Today is also the day on my calendar that splitting should be underway in my part of Alberta, with a goal of finishing by the 24th. (We should have US queens NOW, not whenever CFIA eventually gets moving).
Today -- May 10th -- we count 6 weeks before the beginning of July. Splitting now ensures adequate build-up in time to make a crop, and, about now, the first big hatch of brood is emerging, making the populations big enough to split safely. Over the years, I have proven to myself -- over and over -- that splits made after May 24th can sometimes pay off, but in other years, bees split later are not ready for the main flow. Such colonies can be made for increase, to produce the following year, but they cannot be expected to produce much the first year -- unless the flow is unusually late.

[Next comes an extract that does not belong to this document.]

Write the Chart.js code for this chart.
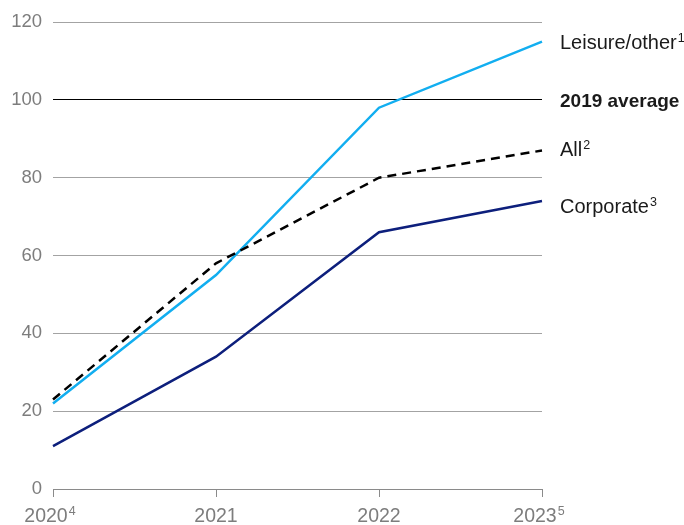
<!DOCTYPE html>
<html>
<head>
<meta charset="utf-8">
<script src="https://cdn.jsdelivr.net/npm/chart.js@4.4.0/dist/chart.umd.min.js"></script>
<style>
  html, body { margin: 0; padding: 0; background: #fff; }
  #wrap { width: 684px; height: 525px; }
</style>
</head>
<body>
<div id="wrap"><canvas id="myChart" width="684" height="525"></canvas></div>
<script>
var years = ["2020", "2021", "2022", "2023"];
var yearNotes = ["4", "", "", "5"];
var leisure = [22, 55, 98, 115];
var allTravel = [23, 58, 80, 87];
var corporate = [11, 34, 66, 74];
var baseline = 100;
var yTicks = [0, 20, 40, 60, 80, 100, 120];

var FONT = "'Liberation Sans', Arial, sans-serif";

// year labels under the axis, with their footnote numbers
var yearLabels = {
  id: "yearLabels",
  afterDraw: function (chart) {
    var ctx = chart.ctx;
    var x = chart.scales.x;
    var base = chart.chartArea.bottom + 33;
    ctx.save();
    ctx.fillStyle = "#7d7d7d";
    ctx.textAlign = "left";
    ctx.textBaseline = "alphabetic";
    years.forEach(function (yr, i) {
      var px = x.getPixelForValue(i);
      ctx.font = "19.5px " + FONT;
      var w = ctx.measureText(yr).width;
      var left;
      if (yearNotes[i]) {
        ctx.font = "12.5px " + FONT;
        var sw = ctx.measureText(yearNotes[i]).width + 1;
        left = px - (w + sw) / 2 - 3;
      } else {
        left = px - w / 2;
      }
      ctx.font = "19.5px " + FONT;
      ctx.fillText(yr, left, base);
      if (yearNotes[i]) {
        ctx.font = "12.5px " + FONT;
        ctx.fillText(yearNotes[i], left + w + 1, base - 7);
      }
    });
    ctx.restore();
  }
};

// series names at the right end of the lines
var endLabels = {
  id: "endLabels",
  afterDraw: function (chart) {
    var ctx = chart.ctx;
    var ys = chart.scales.y;
    var lx = chart.chartArea.right + 18;
    var items = [
      { text: "Leisure/other", note: "1", v: leisure[3], dy: 7, bold: false },
      { text: "2019 average", note: "", v: baseline, dy: 7, bold: true },
      { text: "All", note: "2", v: allTravel[3], dy: 6, bold: false },
      { text: "Corporate", note: "3", v: corporate[3], dy: 12, bold: false }
    ];
    ctx.save();
    ctx.fillStyle = "#1a1a1a";
    ctx.textAlign = "left";
    ctx.textBaseline = "alphabetic";
    items.forEach(function (it) {
      var py = ys.getPixelForValue(it.v) + it.dy;
      ctx.font = it.bold ? "bold 19px " + FONT : "20px " + FONT;
      ctx.fillText(it.text, lx, py);
      if (it.note) {
        var w = ctx.measureText(it.text).width;
        ctx.font = "12.5px " + FONT;
        ctx.fillText(it.note, lx + w + 1, py - 7);
      }
    });
    ctx.restore();
  }
};

var mychart = new Chart("myChart", {
  type: "line",
  data: {
    labels: years,
    datasets: [
      {
        label: "Corporate",
        data: corporate,
        borderColor: "#0d1f7c",
        borderWidth: 2.5,
        pointRadius: 0,
        tension: 0
      },
      {
        label: "All",
        data: allTravel,
        borderColor: "#000000",
        borderWidth: 2.5,
        borderDash: [9, 6],
        pointRadius: 0,
        tension: 0
      },
      {
        label: "Leisure/other",
        data: leisure,
        borderColor: "#12aef0",
        borderWidth: 2.5,
        pointRadius: 0,
        tension: 0
      }
    ]
  },
  options: {
    responsive: false,
    animation: false,
    layout: { padding: { top: 22, right: 142, left: 0, bottom: 0 } },
    plugins: {
      legend: { display: false },
      tooltip: { enabled: false }
    },
    scales: {
      x: {
        offset: false,
        border: { display: true, color: "#8a8a8a", width: 1 },
        grid: {
          drawOnChartArea: false,
          drawTicks: true,
          tickLength: 8,
          color: "#8a8a8a"
        },
        ticks: { display: false },
        afterFit: function (s) { s.height = 36; }
      },
      y: {
        min: 0,
        max: 120,
        afterBuildTicks: function (s) {
          s.ticks = yTicks.map(function (v) { return { value: v }; });
        },
        afterFit: function (s) { s.width = 53; },
        border: { display: false },
        grid: {
          drawTicks: false,
          color: function (c) { return c.tick.value === baseline ? "#000000" : "#a3a3a3"; },
          lineWidth: 1
        },
        ticks: {
          padding: 11,
          color: "#7d7d7d",
          font: { family: FONT, size: 18.5 }
        }
      }
    }
  },
  plugins: [yearLabels, endLabels]
});
</script>
</body>
</html>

One factor that can affect late May splits is a dearth that occurs in June and early July, some years, slowing build-up. Feeding patties and syrup can help, but the best thing is to make the splits as early as the hives are strong enough and a decent flow is underway to ensure queen acceptance, so the colonies are powerful enough by June to keep building. Earlier than May 10th, and many years, most colonies have often not completed enough brood rearing to have enough young bees to make good splits. Too much later, and the bees may decide to split themselves and leave before you get there.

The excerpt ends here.